Challenge
Quote all of the data that follows exactly as written, skipping the images.
☆ ☆ ☆
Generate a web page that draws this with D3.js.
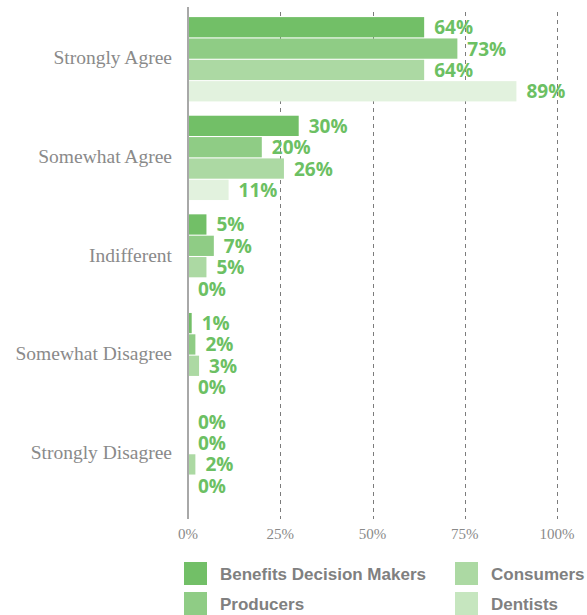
<!DOCTYPE html>
<html lang="en">
<head>
<meta charset="UTF-8">
<title>Agreement</title>
<script src="https://cdn.jsdelivr.net/npm/d3@7"></script>
<style>
  body { margin: 0; background: #fff; }
  .cat { font-family: "Liberation Serif", serif; font-size: 19.5px; fill: #8a8a8a; }
  .tick-label { font-family: "Liberation Serif", serif; font-size: 15px; fill: #8a8a8a; }
  .val { font-family: "Open Sans", sans-serif; font-weight: 700; font-size: 19px; fill: #6cc063; }
  .leg { font-family: "Liberation Sans", sans-serif; font-weight: 700; font-size: 17px; fill: #808080; }
</style>
</head>
<body>
<div id="chart"></div>
<script>
// answers (rows) and respondent groups (series)
var categories = ["Strongly Agree", "Somewhat Agree", "Indifferent", "Somewhat Disagree", "Strongly Disagree"];
var seriesNames = ["Benefits Decision Makers", "Producers", "Consumers", "Dentists"];
var decisionMakers = [64, 30, 5, 1, 0];
var producers = [73, 20, 7, 2, 0];
var consumers = [64, 26, 5, 3, 2];
var dentists = [89, 11, 0, 0, 0];
var tickValues = [0, 25, 50, 75, 100];

var barColors = ["#72bf67", "#8fcc85", "#acd9a3", "#e2f2de"];
var legendColors = ["#72bf67", "#8fcc85", "#acd9a3", "#c6e6bf"];

var width = 587, height = 615;

var svg = d3.select("#chart").append("svg")
    .attr("width", width)
    .attr("height", height);

var allSeries = [decisionMakers, producers, consumers, dentists];

var x = d3.scaleLinear().domain([0, 100]).range([188, 557]);

var y = d3.scaleBand()
    .domain(categories)
    .range([10, 503])
    .paddingInner(0.145)
    .paddingOuter(0.072);

var yInner = d3.scaleBand()
    .domain(d3.range(seriesNames.length))
    .range([0, y.bandwidth()])
    .paddingInner(0.05);

// dashed grid lines
svg.append("g")
    .selectAll("line")
    .data(tickValues.slice(1))
    .enter().append("line")
    .attr("x1", function(d) { return Math.round(x(d)) + 0.5; })
    .attr("x2", function(d) { return Math.round(x(d)) + 0.5; })
    .attr("y1", 12)
    .attr("y2", 519)
    .attr("stroke", "#7c7c7c")
    .attr("stroke-width", 1)
    .attr("stroke-dasharray", "4,4");

// bars
var rows = [];
categories.forEach(function(c, i) {
    allSeries.forEach(function(s, j) {
        rows.push({ cat: c, series: j, value: s[i] });
    });
});

var groups = svg.append("g");

groups.selectAll("rect")
    .data(rows)
    .enter().append("rect")
    .attr("x", x(0))
    .attr("y", function(d) { return y(d.cat) + yInner(d.series); })
    .attr("width", function(d) { return x(d.value) - x(0); })
    .attr("height", yInner.bandwidth())
    .attr("fill", function(d) { return barColors[d.series]; });

groups.selectAll("text")
    .data(rows)
    .enter().append("text")
    .attr("class", "val")
    .attr("x", function(d) { return x(d.value) + 10; })
    .attr("y", function(d) { return y(d.cat) + yInner(d.series) + yInner.bandwidth() / 2 + 7; })
    .text(function(d) { return d.value + "%"; });

// zero axis line
svg.append("line")
    .attr("x1", x(0)).attr("x2", x(0))
    .attr("y1", 7).attr("y2", 519)
    .attr("stroke", "#a8a8a8")
    .attr("stroke-width", 2);

// category labels
svg.append("g")
    .selectAll("text")
    .data(categories)
    .enter().append("text")
    .attr("class", "cat")
    .attr("x", 172)
    .attr("y", function(d) { return y(d) + y.bandwidth() / 2 + 5; })
    .attr("text-anchor", "end")
    .text(function(d) { return d; });

// x tick labels
svg.append("g")
    .selectAll("text")
    .data(tickValues)
    .enter().append("text")
    .attr("class", "tick-label")
    .attr("x", function(d) { return x(d); })
    .attr("y", 539)
    .attr("text-anchor", "middle")
    .text(function(d) { return d + "%"; });

// legend
var legend = svg.append("g")
    .selectAll("g")
    .data(seriesNames)
    .enter().append("g")
    .attr("transform", function(d, i) {
        var col = i < 2 ? 0 : 1, row = i % 2;
        return "translate(" + (184 + col * 271) + "," + (562 + row * 30) + ")";
    });

legend.append("rect")
    .attr("width", 23)
    .attr("height", 23)
    .attr("fill", function(d, i) { return legendColors[i]; });

legend.append("text")
    .attr("class", "leg")
    .attr("x", 36)
    .attr("y", 18)
    .text(function(d) { return d; });
</script>
</body>
</html>
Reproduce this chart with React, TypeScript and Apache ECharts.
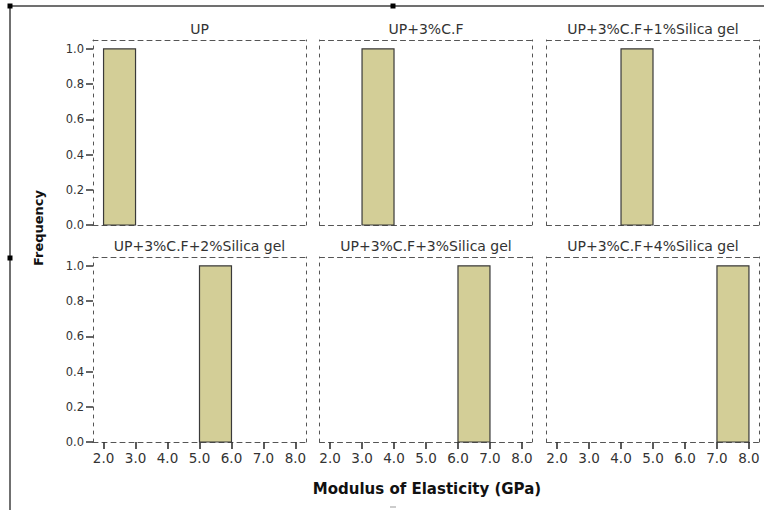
☆ ☆ ☆
The answer
Generate a web page that draws this with D3.js.
<!DOCTYPE html>
<html lang="en">
<head>
<meta charset="UTF-8">
<title>Agreement</title>
<script src="https://cdn.jsdelivr.net/npm/d3@7"></script>
<style>
  body { margin: 0; background: #fff; }
  .cat { font-family: "Liberation Serif", serif; font-size: 19.5px; fill: #8a8a8a; }
  .tick-label { font-family: "Liberation Serif", serif; font-size: 15px; fill: #8a8a8a; }
  .val { font-family: "Open Sans", sans-serif; font-weight: 700; font-size: 19px; fill: #6cc063; }
  .leg { font-family: "Liberation Sans", sans-serif; font-weight: 700; font-size: 17px; fill: #808080; }
</style>
</head>
<body>
<div id="chart"></div>
<script>
// answers (rows) and respondent groups (series)
var categories = ["Strongly Agree", "Somewhat Agree", "Indifferent", "Somewhat Disagree", "Strongly Disagree"];
var seriesNames = ["Benefits Decision Makers", "Producers", "Consumers", "Dentists"];
var decisionMakers = [64, 30, 5, 1, 0];
var producers = [73, 20, 7, 2, 0];
var consumers = [64, 26, 5, 3, 2];
var dentists = [89, 11, 0, 0, 0];
var tickValues = [0, 25, 50, 75, 100];

var barColors = ["#72bf67", "#8fcc85", "#acd9a3", "#e2f2de"];
var legendColors = ["#72bf67", "#8fcc85", "#acd9a3", "#c6e6bf"];

var width = 587, height = 615;

var svg = d3.select("#chart").append("svg")
    .attr("width", width)
    .attr("height", height);

var allSeries = [decisionMakers, producers, consumers, dentists];

var x = d3.scaleLinear().domain([0, 100]).range([188, 557]);

var y = d3.scaleBand()
    .domain(categories)
    .range([10, 503])
    .paddingInner(0.145)
    .paddingOuter(0.072);

var yInner = d3.scaleBand()
    .domain(d3.range(seriesNames.length))
    .range([0, y.bandwidth()])
    .paddingInner(0.05);

// dashed grid lines
svg.append("g")
    .selectAll("line")
    .data(tickValues.slice(1))
    .enter().append("line")
    .attr("x1", function(d) { return Math.round(x(d)) + 0.5; })
    .attr("x2", function(d) { return Math.round(x(d)) + 0.5; })
    .attr("y1", 12)
    .attr("y2", 519)
    .attr("stroke", "#7c7c7c")
    .attr("stroke-width", 1)
    .attr("stroke-dasharray", "4,4");

// bars
var rows = [];
categories.forEach(function(c, i) {
    allSeries.forEach(function(s, j) {
        rows.push({ cat: c, series: j, value: s[i] });
    });
});

var groups = svg.append("g");

groups.selectAll("rect")
    .data(rows)
    .enter().append("rect")
    .attr("x", x(0))
    .attr("y", function(d) { return y(d.cat) + yInner(d.series); })
    .attr("width", function(d) { return x(d.value) - x(0); })
    .attr("height", yInner.bandwidth())
    .attr("fill", function(d) { return barColors[d.series]; });

groups.selectAll("text")
    .data(rows)
    .enter().append("text")
    .attr("class", "val")
    .attr("x", function(d) { return x(d.value) + 10; })
    .attr("y", function(d) { return y(d.cat) + yInner(d.series) + yInner.bandwidth() / 2 + 7; })
    .text(function(d) { return d.value + "%"; });

// zero axis line
svg.append("line")
    .attr("x1", x(0)).attr("x2", x(0))
    .attr("y1", 7).attr("y2", 519)
    .attr("stroke", "#a8a8a8")
    .attr("stroke-width", 2);

// category labels
svg.append("g")
    .selectAll("text")
    .data(categories)
    .enter().append("text")
    .attr("class", "cat")
    .attr("x", 172)
    .attr("y", function(d) { return y(d) + y.bandwidth() / 2 + 5; })
    .attr("text-anchor", "end")
    .text(function(d) { return d; });

// x tick labels
svg.append("g")
    .selectAll("text")
    .data(tickValues)
    .enter().append("text")
    .attr("class", "tick-label")
    .attr("x", function(d) { return x(d); })
    .attr("y", 539)
    .attr("text-anchor", "middle")
    .text(function(d) { return d + "%"; });

// legend
var legend = svg.append("g")
    .selectAll("g")
    .data(seriesNames)
    .enter().append("g")
    .attr("transform", function(d, i) {
        var col = i < 2 ? 0 : 1, row = i % 2;
        return "translate(" + (184 + col * 271) + "," + (562 + row * 30) + ")";
    });

legend.append("rect")
    .attr("width", 23)
    .attr("height", 23)
    .attr("fill", function(d, i) { return legendColors[i]; });

legend.append("text")
    .attr("class", "leg")
    .attr("x", 36)
    .attr("y", 18)
    .text(function(d) { return d; });
</script>
</body>
</html>
Reproduce this chart with React, TypeScript and Apache ECharts.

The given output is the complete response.